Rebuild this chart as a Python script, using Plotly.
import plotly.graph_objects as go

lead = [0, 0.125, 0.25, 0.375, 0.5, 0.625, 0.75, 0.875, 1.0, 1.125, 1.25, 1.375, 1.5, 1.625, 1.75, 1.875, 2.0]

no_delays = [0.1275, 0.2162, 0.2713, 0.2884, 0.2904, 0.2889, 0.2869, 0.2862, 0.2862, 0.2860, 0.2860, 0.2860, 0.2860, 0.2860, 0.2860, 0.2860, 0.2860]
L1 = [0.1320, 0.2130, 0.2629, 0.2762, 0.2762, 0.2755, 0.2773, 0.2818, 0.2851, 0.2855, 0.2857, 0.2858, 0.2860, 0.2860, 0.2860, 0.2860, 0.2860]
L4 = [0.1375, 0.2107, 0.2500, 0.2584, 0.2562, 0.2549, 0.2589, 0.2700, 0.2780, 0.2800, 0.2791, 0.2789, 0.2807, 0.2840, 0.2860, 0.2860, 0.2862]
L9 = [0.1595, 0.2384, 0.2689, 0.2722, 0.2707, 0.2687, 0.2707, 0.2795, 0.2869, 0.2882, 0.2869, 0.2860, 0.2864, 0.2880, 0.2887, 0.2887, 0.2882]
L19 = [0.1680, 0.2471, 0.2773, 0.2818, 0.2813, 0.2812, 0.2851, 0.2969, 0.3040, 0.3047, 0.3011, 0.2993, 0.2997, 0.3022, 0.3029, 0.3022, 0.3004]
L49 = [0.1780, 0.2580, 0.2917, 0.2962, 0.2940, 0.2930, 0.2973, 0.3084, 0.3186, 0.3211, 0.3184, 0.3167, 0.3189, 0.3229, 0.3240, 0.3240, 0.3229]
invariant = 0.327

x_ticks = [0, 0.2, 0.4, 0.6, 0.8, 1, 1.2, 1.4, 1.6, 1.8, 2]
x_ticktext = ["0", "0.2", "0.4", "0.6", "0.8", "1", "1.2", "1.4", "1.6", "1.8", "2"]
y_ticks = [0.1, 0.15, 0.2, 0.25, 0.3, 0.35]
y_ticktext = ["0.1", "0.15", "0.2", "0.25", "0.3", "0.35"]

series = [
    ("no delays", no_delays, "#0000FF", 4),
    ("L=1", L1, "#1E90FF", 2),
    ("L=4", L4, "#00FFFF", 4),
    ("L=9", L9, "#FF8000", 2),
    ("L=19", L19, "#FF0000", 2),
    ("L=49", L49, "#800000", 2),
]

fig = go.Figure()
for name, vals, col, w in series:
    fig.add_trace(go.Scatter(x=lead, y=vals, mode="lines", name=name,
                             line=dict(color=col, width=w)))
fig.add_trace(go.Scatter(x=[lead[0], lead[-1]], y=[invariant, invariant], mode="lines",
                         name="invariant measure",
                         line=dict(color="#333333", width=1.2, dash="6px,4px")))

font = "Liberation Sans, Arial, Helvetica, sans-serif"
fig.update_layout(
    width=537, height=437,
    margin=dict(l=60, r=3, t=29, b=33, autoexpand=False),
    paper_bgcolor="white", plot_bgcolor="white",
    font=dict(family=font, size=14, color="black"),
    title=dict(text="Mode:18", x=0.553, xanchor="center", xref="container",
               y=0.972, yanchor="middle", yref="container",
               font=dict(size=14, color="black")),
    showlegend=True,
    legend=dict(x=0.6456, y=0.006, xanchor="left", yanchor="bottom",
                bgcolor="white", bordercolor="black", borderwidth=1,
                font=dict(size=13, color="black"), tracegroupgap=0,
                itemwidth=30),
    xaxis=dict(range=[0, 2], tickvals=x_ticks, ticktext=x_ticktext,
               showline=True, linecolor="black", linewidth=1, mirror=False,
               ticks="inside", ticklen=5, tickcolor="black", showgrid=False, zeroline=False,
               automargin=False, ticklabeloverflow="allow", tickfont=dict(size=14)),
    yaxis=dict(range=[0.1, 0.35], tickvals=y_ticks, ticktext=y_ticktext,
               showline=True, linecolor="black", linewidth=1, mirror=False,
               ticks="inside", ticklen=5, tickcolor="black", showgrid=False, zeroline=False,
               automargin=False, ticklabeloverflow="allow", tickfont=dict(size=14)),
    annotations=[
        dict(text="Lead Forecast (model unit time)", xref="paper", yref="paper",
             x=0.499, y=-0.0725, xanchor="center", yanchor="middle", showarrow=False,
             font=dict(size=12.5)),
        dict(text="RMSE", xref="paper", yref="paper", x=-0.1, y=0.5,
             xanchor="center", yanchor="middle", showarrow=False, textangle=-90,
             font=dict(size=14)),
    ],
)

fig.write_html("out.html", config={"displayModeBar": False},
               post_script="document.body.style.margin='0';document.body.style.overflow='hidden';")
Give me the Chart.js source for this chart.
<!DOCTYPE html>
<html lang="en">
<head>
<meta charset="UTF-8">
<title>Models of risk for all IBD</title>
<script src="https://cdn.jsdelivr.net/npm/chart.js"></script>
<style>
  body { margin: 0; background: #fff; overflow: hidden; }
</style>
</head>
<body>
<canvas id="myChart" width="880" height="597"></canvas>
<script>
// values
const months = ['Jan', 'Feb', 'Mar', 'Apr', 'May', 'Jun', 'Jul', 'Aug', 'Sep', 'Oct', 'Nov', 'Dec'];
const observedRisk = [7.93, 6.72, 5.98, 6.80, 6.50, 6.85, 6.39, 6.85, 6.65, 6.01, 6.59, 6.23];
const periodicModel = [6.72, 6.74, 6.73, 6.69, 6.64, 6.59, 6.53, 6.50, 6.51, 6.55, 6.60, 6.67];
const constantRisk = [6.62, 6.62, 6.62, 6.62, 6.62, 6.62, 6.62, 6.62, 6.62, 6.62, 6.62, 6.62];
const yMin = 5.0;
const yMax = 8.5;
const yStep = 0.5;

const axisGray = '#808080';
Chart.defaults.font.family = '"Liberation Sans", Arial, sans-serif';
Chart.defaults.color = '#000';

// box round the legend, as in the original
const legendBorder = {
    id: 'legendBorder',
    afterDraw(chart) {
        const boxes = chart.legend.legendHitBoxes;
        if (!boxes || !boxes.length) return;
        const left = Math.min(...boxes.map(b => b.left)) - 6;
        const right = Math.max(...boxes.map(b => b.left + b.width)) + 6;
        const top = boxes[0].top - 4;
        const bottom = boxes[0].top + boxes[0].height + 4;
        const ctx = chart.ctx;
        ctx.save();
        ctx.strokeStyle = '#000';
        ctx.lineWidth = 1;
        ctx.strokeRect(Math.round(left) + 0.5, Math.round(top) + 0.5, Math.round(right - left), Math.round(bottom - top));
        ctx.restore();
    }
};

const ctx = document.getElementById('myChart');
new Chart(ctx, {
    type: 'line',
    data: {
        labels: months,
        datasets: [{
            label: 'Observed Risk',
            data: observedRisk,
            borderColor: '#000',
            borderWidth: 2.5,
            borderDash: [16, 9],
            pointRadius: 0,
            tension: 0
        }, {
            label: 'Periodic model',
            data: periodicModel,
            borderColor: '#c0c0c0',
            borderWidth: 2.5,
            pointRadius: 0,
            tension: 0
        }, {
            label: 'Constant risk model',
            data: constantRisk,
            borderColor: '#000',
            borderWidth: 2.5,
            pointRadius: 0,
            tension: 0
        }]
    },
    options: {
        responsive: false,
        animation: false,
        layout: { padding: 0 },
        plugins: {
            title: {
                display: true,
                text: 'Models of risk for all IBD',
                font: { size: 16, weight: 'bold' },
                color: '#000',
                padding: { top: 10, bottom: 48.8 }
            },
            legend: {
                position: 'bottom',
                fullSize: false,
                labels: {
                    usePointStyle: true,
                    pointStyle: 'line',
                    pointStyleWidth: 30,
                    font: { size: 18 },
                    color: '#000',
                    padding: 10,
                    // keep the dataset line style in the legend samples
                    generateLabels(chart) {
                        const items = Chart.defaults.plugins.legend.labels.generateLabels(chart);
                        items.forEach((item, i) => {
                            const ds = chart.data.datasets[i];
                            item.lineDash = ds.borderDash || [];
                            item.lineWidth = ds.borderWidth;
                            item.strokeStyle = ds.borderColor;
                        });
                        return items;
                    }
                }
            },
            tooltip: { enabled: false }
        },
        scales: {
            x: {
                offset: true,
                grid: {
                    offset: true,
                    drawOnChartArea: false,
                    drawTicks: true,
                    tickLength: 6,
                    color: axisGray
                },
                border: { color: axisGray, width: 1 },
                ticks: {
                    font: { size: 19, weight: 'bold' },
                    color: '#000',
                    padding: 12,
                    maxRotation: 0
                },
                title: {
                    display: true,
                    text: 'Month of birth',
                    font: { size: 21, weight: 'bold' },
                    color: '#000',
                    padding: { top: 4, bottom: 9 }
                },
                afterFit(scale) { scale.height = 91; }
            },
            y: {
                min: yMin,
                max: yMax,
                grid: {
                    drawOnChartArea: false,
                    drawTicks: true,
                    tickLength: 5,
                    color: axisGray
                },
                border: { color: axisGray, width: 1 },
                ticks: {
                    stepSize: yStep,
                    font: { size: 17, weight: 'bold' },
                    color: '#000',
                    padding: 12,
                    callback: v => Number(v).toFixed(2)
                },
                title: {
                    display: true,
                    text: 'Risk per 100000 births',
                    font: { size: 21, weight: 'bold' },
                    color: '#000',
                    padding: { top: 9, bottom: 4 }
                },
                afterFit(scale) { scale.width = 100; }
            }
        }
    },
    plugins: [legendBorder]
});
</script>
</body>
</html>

▬▬▬

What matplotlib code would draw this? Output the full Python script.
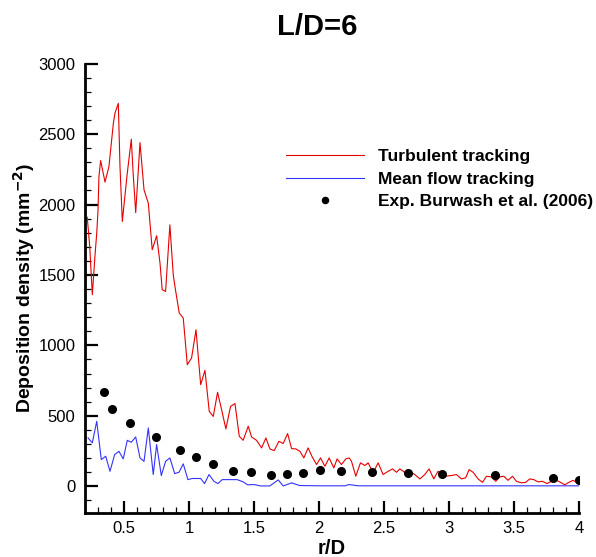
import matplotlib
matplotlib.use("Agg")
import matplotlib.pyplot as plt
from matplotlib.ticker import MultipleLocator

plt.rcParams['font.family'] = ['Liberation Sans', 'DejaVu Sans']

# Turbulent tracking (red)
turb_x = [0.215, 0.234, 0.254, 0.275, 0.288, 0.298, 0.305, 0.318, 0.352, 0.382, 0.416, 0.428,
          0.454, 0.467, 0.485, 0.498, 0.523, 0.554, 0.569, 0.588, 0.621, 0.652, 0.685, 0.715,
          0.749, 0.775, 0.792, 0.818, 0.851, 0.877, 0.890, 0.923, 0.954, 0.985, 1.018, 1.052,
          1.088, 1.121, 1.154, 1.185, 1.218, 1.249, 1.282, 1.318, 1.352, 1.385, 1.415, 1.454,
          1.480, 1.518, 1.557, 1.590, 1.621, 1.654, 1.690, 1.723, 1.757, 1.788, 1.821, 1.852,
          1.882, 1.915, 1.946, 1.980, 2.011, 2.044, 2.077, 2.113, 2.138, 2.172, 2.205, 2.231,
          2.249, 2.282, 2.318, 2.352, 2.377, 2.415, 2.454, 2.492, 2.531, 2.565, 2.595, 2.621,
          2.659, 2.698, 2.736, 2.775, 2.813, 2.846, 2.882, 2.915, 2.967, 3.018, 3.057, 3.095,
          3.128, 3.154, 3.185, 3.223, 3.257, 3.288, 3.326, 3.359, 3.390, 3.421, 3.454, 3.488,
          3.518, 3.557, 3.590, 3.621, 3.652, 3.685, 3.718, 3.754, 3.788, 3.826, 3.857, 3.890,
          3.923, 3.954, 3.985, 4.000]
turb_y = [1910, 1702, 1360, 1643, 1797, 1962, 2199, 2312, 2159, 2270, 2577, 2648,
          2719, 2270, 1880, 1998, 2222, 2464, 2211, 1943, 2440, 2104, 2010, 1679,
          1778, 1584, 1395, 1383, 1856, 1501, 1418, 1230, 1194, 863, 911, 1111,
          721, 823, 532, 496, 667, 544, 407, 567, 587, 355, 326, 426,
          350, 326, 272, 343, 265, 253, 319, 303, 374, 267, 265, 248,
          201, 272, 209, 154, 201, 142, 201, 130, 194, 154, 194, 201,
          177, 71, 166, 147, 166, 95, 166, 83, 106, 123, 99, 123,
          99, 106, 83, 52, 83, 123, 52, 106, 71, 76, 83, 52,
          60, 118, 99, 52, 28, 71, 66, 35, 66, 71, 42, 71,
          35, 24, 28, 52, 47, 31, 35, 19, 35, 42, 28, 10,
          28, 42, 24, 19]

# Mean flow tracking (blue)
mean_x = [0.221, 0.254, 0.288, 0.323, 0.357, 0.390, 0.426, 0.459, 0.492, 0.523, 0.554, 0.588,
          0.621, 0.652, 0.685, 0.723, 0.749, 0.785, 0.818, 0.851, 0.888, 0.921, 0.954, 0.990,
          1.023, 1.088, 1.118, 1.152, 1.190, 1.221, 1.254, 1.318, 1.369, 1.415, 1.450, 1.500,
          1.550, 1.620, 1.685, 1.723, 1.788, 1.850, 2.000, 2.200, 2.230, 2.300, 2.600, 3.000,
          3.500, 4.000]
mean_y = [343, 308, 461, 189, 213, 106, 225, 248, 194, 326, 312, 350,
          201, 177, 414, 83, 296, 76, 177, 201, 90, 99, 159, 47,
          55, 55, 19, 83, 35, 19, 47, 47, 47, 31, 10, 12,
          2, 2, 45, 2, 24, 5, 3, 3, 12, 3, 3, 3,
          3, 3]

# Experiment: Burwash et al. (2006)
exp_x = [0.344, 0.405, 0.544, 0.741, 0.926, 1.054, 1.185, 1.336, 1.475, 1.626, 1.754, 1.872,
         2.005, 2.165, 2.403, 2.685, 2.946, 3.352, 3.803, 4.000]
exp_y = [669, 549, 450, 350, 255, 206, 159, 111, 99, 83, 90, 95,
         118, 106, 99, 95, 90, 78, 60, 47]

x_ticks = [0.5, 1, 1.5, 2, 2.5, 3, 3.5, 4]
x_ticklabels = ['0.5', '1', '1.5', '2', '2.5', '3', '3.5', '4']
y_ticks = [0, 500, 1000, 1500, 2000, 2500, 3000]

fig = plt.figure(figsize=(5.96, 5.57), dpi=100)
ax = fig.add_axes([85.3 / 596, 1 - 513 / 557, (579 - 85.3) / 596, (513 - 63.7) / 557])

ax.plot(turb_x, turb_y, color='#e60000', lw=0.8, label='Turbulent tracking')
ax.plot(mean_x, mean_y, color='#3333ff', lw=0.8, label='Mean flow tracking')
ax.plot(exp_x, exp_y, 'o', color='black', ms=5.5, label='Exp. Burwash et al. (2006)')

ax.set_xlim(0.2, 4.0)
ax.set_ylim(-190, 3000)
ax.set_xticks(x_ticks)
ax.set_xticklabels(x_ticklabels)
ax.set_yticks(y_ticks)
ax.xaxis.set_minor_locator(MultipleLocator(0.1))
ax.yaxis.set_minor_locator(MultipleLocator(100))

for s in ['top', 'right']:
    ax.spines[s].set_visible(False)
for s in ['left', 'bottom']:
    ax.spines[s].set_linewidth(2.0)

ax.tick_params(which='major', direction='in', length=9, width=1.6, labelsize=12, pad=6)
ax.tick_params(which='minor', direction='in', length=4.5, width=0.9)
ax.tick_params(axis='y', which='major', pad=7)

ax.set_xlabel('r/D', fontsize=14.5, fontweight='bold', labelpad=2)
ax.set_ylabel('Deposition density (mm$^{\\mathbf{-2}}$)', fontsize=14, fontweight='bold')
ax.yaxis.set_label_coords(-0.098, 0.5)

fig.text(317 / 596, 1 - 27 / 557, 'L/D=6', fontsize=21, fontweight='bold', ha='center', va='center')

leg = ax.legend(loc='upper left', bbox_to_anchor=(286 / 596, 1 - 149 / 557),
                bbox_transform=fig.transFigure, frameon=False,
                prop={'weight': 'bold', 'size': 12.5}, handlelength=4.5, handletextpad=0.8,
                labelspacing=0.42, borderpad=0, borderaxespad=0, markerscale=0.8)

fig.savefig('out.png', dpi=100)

▬▬▬

### What this task involves
Exactly and exclusively, reproduce the lines that start at the line containing "Rebuild this chart" and end at the line containing "1.75, 1.875, 2.0]", inclusive of both.

### Problem solution
Rebuild this chart as a Python script, using Plotly.
import plotly.graph_objects as go

lead = [0, 0.125, 0.25, 0.375, 0.5, 0.625, 0.75, 0.875, 1.0, 1.125, 1.25, 1.375, 1.5, 1.625, 1.75, 1.875, 2.0]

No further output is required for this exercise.